As historically damaging wildfires spread across Australia a year-and-a-half ago, a narrative sprung up that they were sparked by arsonists, not by the climate crisis. That misinformation, a group of researchers found, was spread with the use of online trolling bots. Conservative media then turned around and amplified those claims, creating a feedback loop where everyone was debunking lies rather than talking about how to address the climate crisis. (The same scenario played out in the U.S. last year.) Yet as Tega Brain, who co-created the project, noted, these aren’t the only ways that algorithms have coloured the media landscape.

“All news, and therefore all public opinion is being shaped [by] algorithms,” Brain, an assistant professor of digital media at New York University whose background is in environmental engineering, said. “And the algorithmic systems that shape news are these blackbox algorithms,” she added, referring to tech companies’ practice of hiding how their code and priorities from the public.

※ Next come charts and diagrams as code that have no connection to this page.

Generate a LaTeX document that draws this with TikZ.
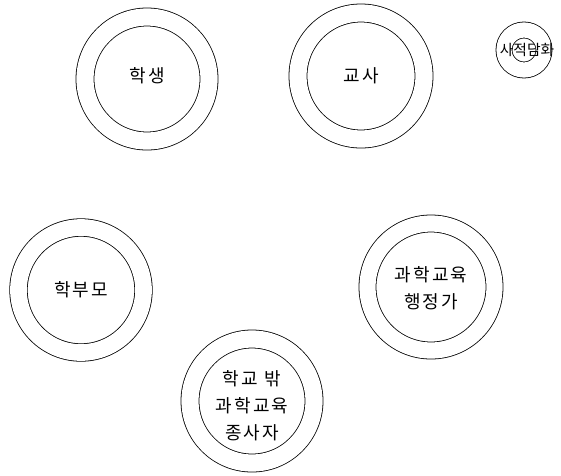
\documentclass[tikz,border=0pt]{standalone}
\usepackage{fontspec}
\newfontfamily\kr[LetterSpace=12]{Noto Sans CJK KR}
\newfontfamily\krs{Noto Sans CJK KR}
\begin{document}
\begin{tikzpicture}[x=1pt,y=-1pt,
  ring/.style={circle, draw=black, line width=0.8pt, double=white, inner sep=0pt},
  lbl/.style={font=\kr\fontsize{18}{27}\selectfont, align=center, inner sep=0pt},
  slbl/.style={font=\krs\fontsize{14.8}{16}\selectfont, inner sep=0pt}]
\useasboundingbox (0,0) rectangle (561,475);
\node[ring, minimum size=124pt, double distance=17.2pt] (hs) at (147,79) {};
\node[ring, minimum size=126pt, double distance=17.2pt] (gs) at (361,76) {};
\node[ring, minimum size=40pt, double distance=15.2pt] (sj) at (524,50) {};
\node[ring, minimum size=125pt, double distance=16.7pt] (hb) at (81,290) {};
\node[ring, minimum size=127pt, double distance=16.2pt] (hj) at (431,287) {};
\node[ring, minimum size=124pt, double distance=17.2pt] (hk) at (252,401) {};
\node[lbl] (ths) at ([yshift=3pt]hs.center) {학생};
\node[lbl] (tgs) at (gs.center) {교사};
\node[slbl] (tsj) at ([xshift=3pt]sj.center) {사적담화};
\node[lbl] (thb) at (hb.center) {학부모};
\node[lbl] (thj) at ([yshift=-1pt]hj.center) {과학교육\\행정가};
\node[lbl] (thk) at ([yshift=-5pt]hk.center) {학교 밖\\과학교육\\종사자};
\end{tikzpicture}
\end{document}
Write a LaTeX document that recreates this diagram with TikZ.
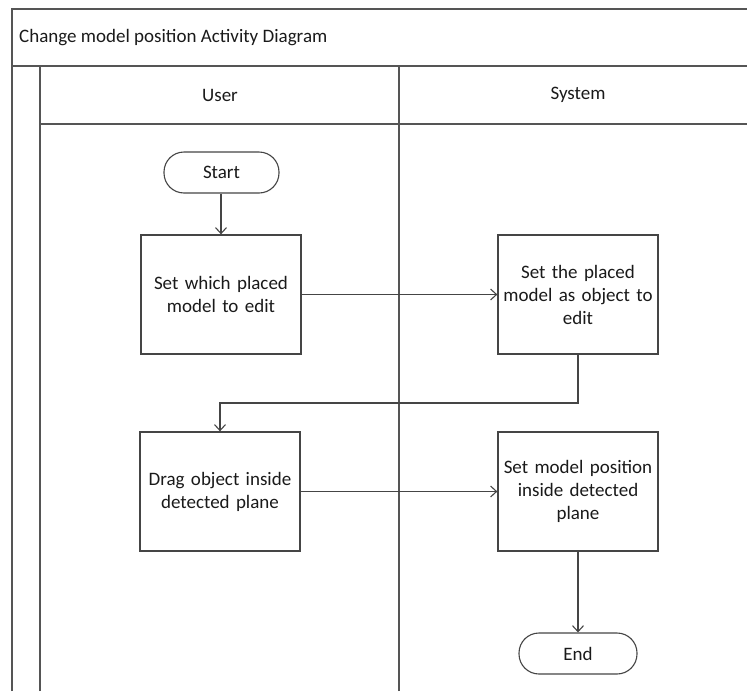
\documentclass[tikz,border=0pt]{standalone}
\usepackage{fontspec}
\setmainfont{Carlito}
\usetikzlibrary{arrows.meta}
\definecolor{frame}{HTML}{555555}
\definecolor{boxline}{HTML}{454545}
\definecolor{txt}{HTML}{1A1A1A}
\tikzset{
  lane/.style={draw=frame, line width=1.4pt},
  actbox/.style={draw=boxline, line width=1.3pt, fill=white, minimum width=160pt, minimum height=119pt, align=center, text width=150pt, inner sep=0pt, text=txt, font=\fontsize{19}{23}\selectfont},
  term/.style={draw=boxline, line width=1.1pt, fill=white, rounded corners=20pt, minimum height=41pt, inner sep=0pt, text=txt, font=\fontsize{19}{23}\selectfont},
  flow/.style={draw=boxline, line width=1.1pt, -{Straight Barb[length=6pt,width=11pt]}},
  lbl/.style={inner sep=0pt, text=txt, font=\fontsize{19}{23}\selectfont}
}
\begin{document}
\begin{tikzpicture}[x=1pt,y=-1pt]
\useasboundingbox (0,0) rectangle (747,691);
% frame
\draw[lane] (12,691) -- (12,9) -- (760,9);
\draw[lane] (12,66) -- (760,66);
\draw[lane] (40,691) -- (40,66);
\draw[lane] (40,124) -- (760,124);
\draw[lane] (399,691) -- (399,66);
\node[lbl, anchor=west] (title) at (19,38) {Change model position Activity Diagram};
\node[lbl] (user) at (220,95) {User};
\node[lbl] (sys) at (578,95) {System};
% nodes
\node[term, minimum width=115pt] (start) at (221.5,172.5) {Start};
\node[actbox] (b1) at (221,294.5) {Set which placed\\model to edit};
\node[actbox] (b2) at (578,294.5) {Set the placed\\model as object to\\edit};
\node[actbox] (b3) at (220,491.5) {Drag object inside\\detected plane};
\node[actbox] (b4) at (578,491.5) {Set model position\\inside detected\\plane};
\node[term, minimum width=118pt] (end) at (578,653.5) {End};
\coordinate (c1) at (578,403);
\coordinate (c2) at (220,403);
% connectors
\draw[flow] (start.south -| b1.north) -- (b1.north);
\draw[flow] (b1.east) -- (b2.west);
\draw[flow] (b2.south) -- (c1) -- (c2) -- (b3.north);
\draw[flow] (b3.east) -- (b4.west);
\draw[flow] (b4.south) -- (end.north);
\end{tikzpicture}
\end{document}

An alternate vision of the carbon cycle. (Gif: Tega Brain and Sam Lavigne, Other)
An alternate vision of the carbon cycle. (Gif: Tega Brain and Sam Lavigne, Other)

Synthetic Messenger, then, looks to game the system by showing bot-fed interest in climate stories. While it could play a small role in amplifying climate coverage, there are some complications. For one, since its algorithm is imprecise and based on climate-related keywords, it also clicks ads on climate-denying media. Its creators have tried to get around that by blacklisting denialist websites like those owned by Rupert Murdoch, but it’s not a perfect system.

If this project were primarily designed as a tool for political organising, those might be big sticking points. But Brain and Lavigne are clear that they know their project won’t change the media landscape or fight the climate crisis itself.

“We don’t intend for it to be read as like, ‘here is this really effective new activist strategy to deal with climate change,’” said Brain. “Essentially, with this project we’re doing what’s called ‘click fraud,’ and if we did it for a long enough time and at a large enough scale, it wouldn’t work, because obviously ad networks are doing everything they can to sort of protect against automated behaviour. They’d stop it.”

Rather, the purpose is to call attention to the screwed-up incentive structures that determine what climate stories get told and amplified by advertisers and search algorithms.

“It’s not like we are offering this as a solution to this problem that we have. The solution is meaningful climate policy, effective policy,” said Brain. “But we’re trying to open up a conversation and reveal the way that our media landscape is currently operating.”